Red Hat Bugzilla – Bug 975003
engine: failure to activate a non-master storage domain which is inaccessible will trigger spmStop
Last modified: 2016-02-10 12:14:20 EST
Created attachment 762001 [details]
Description of problem:
I tried activating a storage domain which is inaccessible and after the failure to activate the domain engine sends spmStop even though its not a master domain and its inaccessible from all hosts.
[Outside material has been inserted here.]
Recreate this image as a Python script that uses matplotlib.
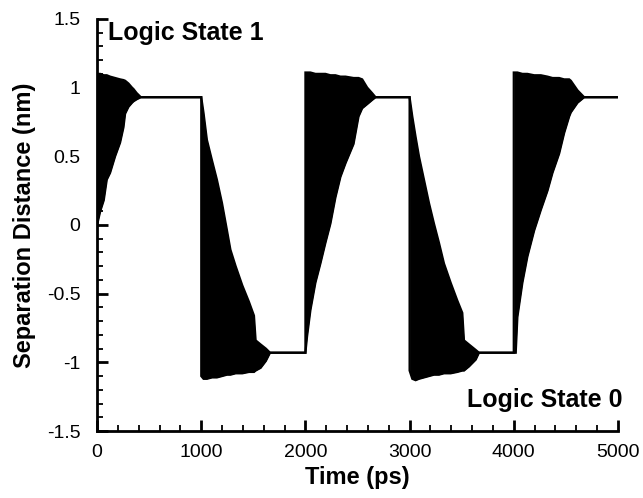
import matplotlib
matplotlib.use("Agg")
import matplotlib.pyplot as plt
import numpy as np
from matplotlib.ticker import MultipleLocator

plt.rcParams['font.family'] = ['Liberation Sans', 'DejaVu Sans']

# envelope of the oscillating separation distance
# (time in ps, upper and lower bound in nm); flat parts have upper == lower
t_ps = [0, 30, 64, 93, 125, 173, 221, 253, 269, 301, 335, 349, 380, 420,
        1000,
        1000, 1022, 1054, 1103, 1150, 1199, 1247, 1280, 1330, 1394, 1458, 1506, 1522, 1570, 1620, 1660,
        2000,
        2000, 2016, 2048, 2096, 2144, 2192, 2240, 2288, 2336, 2385, 2462, 2510, 2545, 2593, 2640, 2673,
        3000,
        3000, 3026, 3058, 3090, 3138, 3186, 3234, 3282, 3330, 3394, 3458, 3506, 3522, 3570, 3635, 3666,
        4000,
        4000, 4019, 4035, 4083, 4131, 4196, 4260, 4324, 4372, 4436, 4484, 4532, 4548, 4612, 4676,
        5000]
upper_nm = [1.10, 1.10, 1.09, 1.09, 1.08, 1.07, 1.06, 1.055, 1.05, 1.03, 1.00, 0.99, 0.96, 0.93,
            0.93,
            0.93, 0.815, 0.62, 0.47, 0.33, 0.16, -0.04, -0.18, -0.30, -0.44, -0.56, -0.66, -0.84, -0.87, -0.90, -0.93,
            -0.93,
            1.11, 1.11, 1.11, 1.10, 1.10, 1.10, 1.09, 1.09, 1.08, 1.08, 1.07, 1.07, 1.06, 1.00, 0.96, 0.93,
            0.93,
            0.93, 0.79, 0.64, 0.50, 0.33, 0.16, 0.01, -0.13, -0.28, -0.42, -0.55, -0.64, -0.84, -0.87, -0.91, -0.93,
            -0.93,
            1.11, 1.11, 1.11, 1.10, 1.10, 1.09, 1.09, 1.08, 1.07, 1.07, 1.06, 1.06, 1.05, 0.98, 0.93,
            0.93]
lower_nm = [0.00, 0.10, 0.18, 0.33, 0.38, 0.50, 0.60, 0.71, 0.81, 0.86, 0.89, 0.90, 0.915, 0.93,
            0.93,
            -1.10, -1.12, -1.12, -1.11, -1.11, -1.10, -1.09, -1.09, -1.08, -1.08, -1.07, -1.07, -1.06, -1.04, -0.99, -0.93,
            -0.93,
            -0.93, -0.81, -0.62, -0.42, -0.28, -0.13, 0.01, 0.20, 0.35, 0.45, 0.59, 0.79, 0.85, 0.88, 0.91, 0.93,
            0.93,
            -1.06, -1.12, -1.13, -1.12, -1.11, -1.10, -1.09, -1.09, -1.08, -1.08, -1.07, -1.06, -1.06, -1.03, -0.98, -0.93,
            -0.93,
            -0.93, -0.93, -0.67, -0.42, -0.23, -0.04, 0.11, 0.25, 0.38, 0.52, 0.67, 0.79, 0.82, 0.89, 0.93,
            0.93]

t = np.array(t_ps, dtype=float)
up = np.array(upper_nm)
lo = np.array(lower_nm)

fig = plt.figure(figsize=(6.43, 4.98), dpi=100)
ax = fig.add_axes([0.151, 0.1345, 0.81, 0.8275])

ax.fill_between(t, lo, up, color='black', linewidth=0)
ax.plot(t, up, color='black', lw=1.6, solid_joinstyle='miter')
ax.plot(t, lo, color='black', lw=1.6, solid_joinstyle='miter')

ax.set_xlim(0, 5000)
ax.set_ylim(-1.5, 1.5)

ax.spines['top'].set_visible(False)
ax.spines['right'].set_visible(False)
ax.spines['left'].set_linewidth(2)
ax.spines['bottom'].set_linewidth(2)

ax.xaxis.set_major_locator(MultipleLocator(1000))
ax.xaxis.set_minor_locator(MultipleLocator(200))
ax.yaxis.set_major_locator(MultipleLocator(0.5))
ax.yaxis.set_minor_locator(MultipleLocator(0.1))
ax.tick_params(which='major', direction='in', length=8, width=2, labelsize=14, pad=9)
ax.tick_params(which='minor', direction='in', length=4, width=1.3)
ax.tick_params(axis='y', which='major', pad=12)
ax.set_yticks([-1.5, -1, -0.5, 0, 0.5, 1, 1.5])
ax.set_yticklabels(['-1.5', '-1', '-0.5', '0', '0.5', '1', '1.5'])

ax.set_xlabel('Time (ps)', fontsize=17, fontweight='bold', labelpad=4)
ax.set_ylabel('Separation Distance (nm)', fontsize=17, fontweight='bold', labelpad=8)

ax.text(100, 1.40, 'Logic State 1', fontsize=18, fontweight='bold', ha='left', va='center')
ax.text(5040, -1.275, 'Logic State 0', fontsize=18, fontweight='bold', ha='right', va='center',
        clip_on=False)

fig.savefig('out.png', dpi=100)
Version-Release number of selected component (if applicable):
Steps to Reproduce:
1. create two iscsi storage domain located on two different storage servers
2. put the non-master domain in maintenance
3. from all hosts block connectivity to the non-master storage domain
4. activate the non-master storage domain
engine sends SpmStop even though all hosts cannot see the storage domain
we should not send SpmStop
Additional info: logs
2013-06-17 13:52:42,074 ERROR [org.ovirt.engine.core.vdsbroker.vdsbroker.BrokerCommandBase] (pool-4-thread-46) [2ec39c6d] Error code StorageDomainDoesNotExist and error message
IRSGenericException: IRSErrorException: Failed to ActivateStorageDomainVDS, error = Storage domain does not exist: ('38755249-4bb3-4841-bf5b-05f4a521514d',)
2013-06-17 13:52:42,119 INFO [org.ovirt.engine.core.vdsbroker.vdsbroker.SpmStopVDSCommand] (pool-4-thread-46) [2ec39c6d] SpmStopVDSCommand::Stopping SPM on vds cougar01, pool
2013-06-17 13:52:43,165 INFO [org.ovirt.engine.core.vdsbroker.vdsbroker.SpmStopVDSCommand] (pool-4-thread-46) [2ec39c6d] FINISH, SpmStopVDSCommand, log id: 465bea95
2013-06-17 13:52:43,165 INFO [org.ovirt.engine.core.vdsbroker.irsbroker.IrsBrokerCommand] (pool-4-thread-46) [2ec39c6d] Irs placed on server 4497d431-7c5e-4924-96e0-3f9cdbf826
e5 failed. Proceed Failover
As the domain is in MAINTENANCE, no monitoring should be done for that domain by the hosts/engine - therefore, we don't know beforehand if it's seen at all by any of the hosts prior to the activation execution - the question whether we don't to perform failover in this case is debatable IMO.
we might "get some idea" about the activation result by performing different checks before running the activate vds command to improve the chances of predicting the result - it seems to me like an RFE which might be partially contained by other upcoming features.
Allon, what's your take on it?
In general I agree that this is not very nice but the scenario is that user is activating a domain which she believes is now ok and activation fails. In this case it is reasonable to assume that the problem is specific to the host and not to the domain. As Liron mentioned, we do not monitor domains in maintenance mode and solving this use case requires a lot of code for very little gain.